Stated problem:
Retype exactly the lines from the first one through the line with "var textColor = '#262626';", including both ends; skip any pictures.

Data extract:
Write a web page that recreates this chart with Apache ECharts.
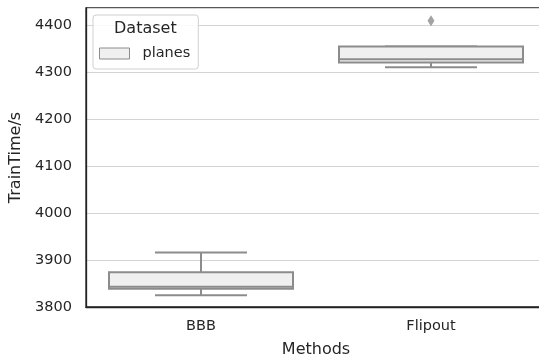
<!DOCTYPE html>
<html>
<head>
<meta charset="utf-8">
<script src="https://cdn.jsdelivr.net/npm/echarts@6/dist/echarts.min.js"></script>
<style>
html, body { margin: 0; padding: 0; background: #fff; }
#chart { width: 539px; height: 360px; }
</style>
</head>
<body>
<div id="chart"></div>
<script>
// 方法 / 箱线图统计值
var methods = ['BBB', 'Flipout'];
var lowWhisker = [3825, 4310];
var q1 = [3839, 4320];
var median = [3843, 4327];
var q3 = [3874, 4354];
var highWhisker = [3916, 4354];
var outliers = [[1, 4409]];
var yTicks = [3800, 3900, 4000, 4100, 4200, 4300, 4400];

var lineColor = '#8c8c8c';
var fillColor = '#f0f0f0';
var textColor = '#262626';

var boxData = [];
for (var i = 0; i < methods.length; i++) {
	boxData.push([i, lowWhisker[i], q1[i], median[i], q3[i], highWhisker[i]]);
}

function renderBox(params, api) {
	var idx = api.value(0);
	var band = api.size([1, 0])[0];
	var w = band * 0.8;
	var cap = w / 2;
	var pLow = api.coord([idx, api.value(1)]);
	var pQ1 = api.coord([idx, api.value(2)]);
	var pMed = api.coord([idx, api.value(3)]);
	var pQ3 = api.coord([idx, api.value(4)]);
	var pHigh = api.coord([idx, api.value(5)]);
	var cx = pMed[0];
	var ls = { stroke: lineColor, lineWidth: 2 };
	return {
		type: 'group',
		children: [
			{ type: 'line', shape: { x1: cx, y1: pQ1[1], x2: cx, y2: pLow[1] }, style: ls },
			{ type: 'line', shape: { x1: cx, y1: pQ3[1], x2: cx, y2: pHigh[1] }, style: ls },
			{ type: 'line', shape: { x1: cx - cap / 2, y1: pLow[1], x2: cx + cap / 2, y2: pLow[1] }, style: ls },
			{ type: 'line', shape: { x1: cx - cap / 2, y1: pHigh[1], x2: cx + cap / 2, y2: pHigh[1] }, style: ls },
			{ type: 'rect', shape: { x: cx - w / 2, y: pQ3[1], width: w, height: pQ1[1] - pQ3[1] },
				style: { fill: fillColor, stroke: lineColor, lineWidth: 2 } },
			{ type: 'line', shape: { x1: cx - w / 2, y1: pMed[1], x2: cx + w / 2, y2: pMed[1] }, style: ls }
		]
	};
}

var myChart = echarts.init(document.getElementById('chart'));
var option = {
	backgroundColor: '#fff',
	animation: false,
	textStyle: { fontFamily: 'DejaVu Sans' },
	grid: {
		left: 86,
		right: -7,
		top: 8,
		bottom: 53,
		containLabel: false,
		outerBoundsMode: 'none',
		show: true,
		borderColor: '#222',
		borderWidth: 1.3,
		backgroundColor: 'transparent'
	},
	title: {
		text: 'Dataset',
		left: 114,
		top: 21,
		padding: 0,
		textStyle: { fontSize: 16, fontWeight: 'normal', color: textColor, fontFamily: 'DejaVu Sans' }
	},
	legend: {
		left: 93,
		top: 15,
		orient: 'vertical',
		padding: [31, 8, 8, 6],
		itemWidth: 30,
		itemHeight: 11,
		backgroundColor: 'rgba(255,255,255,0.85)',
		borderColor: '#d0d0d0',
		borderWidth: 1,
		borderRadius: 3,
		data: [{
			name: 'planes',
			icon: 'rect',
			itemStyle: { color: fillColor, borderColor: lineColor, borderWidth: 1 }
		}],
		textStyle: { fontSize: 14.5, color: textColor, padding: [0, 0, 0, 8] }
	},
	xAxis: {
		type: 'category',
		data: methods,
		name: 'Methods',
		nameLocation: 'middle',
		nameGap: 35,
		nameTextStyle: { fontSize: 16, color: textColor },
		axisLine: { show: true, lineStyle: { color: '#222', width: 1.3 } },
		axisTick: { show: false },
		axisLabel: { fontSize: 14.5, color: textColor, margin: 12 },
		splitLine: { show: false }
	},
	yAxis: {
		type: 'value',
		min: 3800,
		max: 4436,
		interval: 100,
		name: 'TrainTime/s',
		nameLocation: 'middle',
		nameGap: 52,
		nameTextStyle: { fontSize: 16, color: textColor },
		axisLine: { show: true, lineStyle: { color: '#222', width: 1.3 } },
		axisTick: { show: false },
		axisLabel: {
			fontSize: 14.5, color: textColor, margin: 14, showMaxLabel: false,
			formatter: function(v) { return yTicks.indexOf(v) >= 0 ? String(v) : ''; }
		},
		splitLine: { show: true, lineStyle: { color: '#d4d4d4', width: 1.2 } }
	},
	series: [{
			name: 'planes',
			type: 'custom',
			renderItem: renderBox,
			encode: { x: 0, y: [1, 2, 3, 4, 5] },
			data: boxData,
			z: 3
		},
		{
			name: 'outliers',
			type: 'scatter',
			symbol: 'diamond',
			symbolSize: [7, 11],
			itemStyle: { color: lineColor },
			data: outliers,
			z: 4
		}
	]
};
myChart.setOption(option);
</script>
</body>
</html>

Written answer:
Write a web page that recreates this chart with Apache ECharts.
<!DOCTYPE html>
<html>
<head>
<meta charset="utf-8">
<script src="https://cdn.jsdelivr.net/npm/echarts@6/dist/echarts.min.js"></script>
<style>
html, body { margin: 0; padding: 0; background: #fff; }
#chart { width: 539px; height: 360px; }
</style>
</head>
<body>
<div id="chart"></div>
<script>
// 方法 / 箱线图统计值
var methods = ['BBB', 'Flipout'];
var lowWhisker = [3825, 4310];
var q1 = [3839, 4320];
var median = [3843, 4327];
var q3 = [3874, 4354];
var highWhisker = [3916, 4354];
var outliers = [[1, 4409]];
var yTicks = [3800, 3900, 4000, 4100, 4200, 4300, 4400];

var lineColor = '#8c8c8c';
var fillColor = '#f0f0f0';
var textColor = '#262626';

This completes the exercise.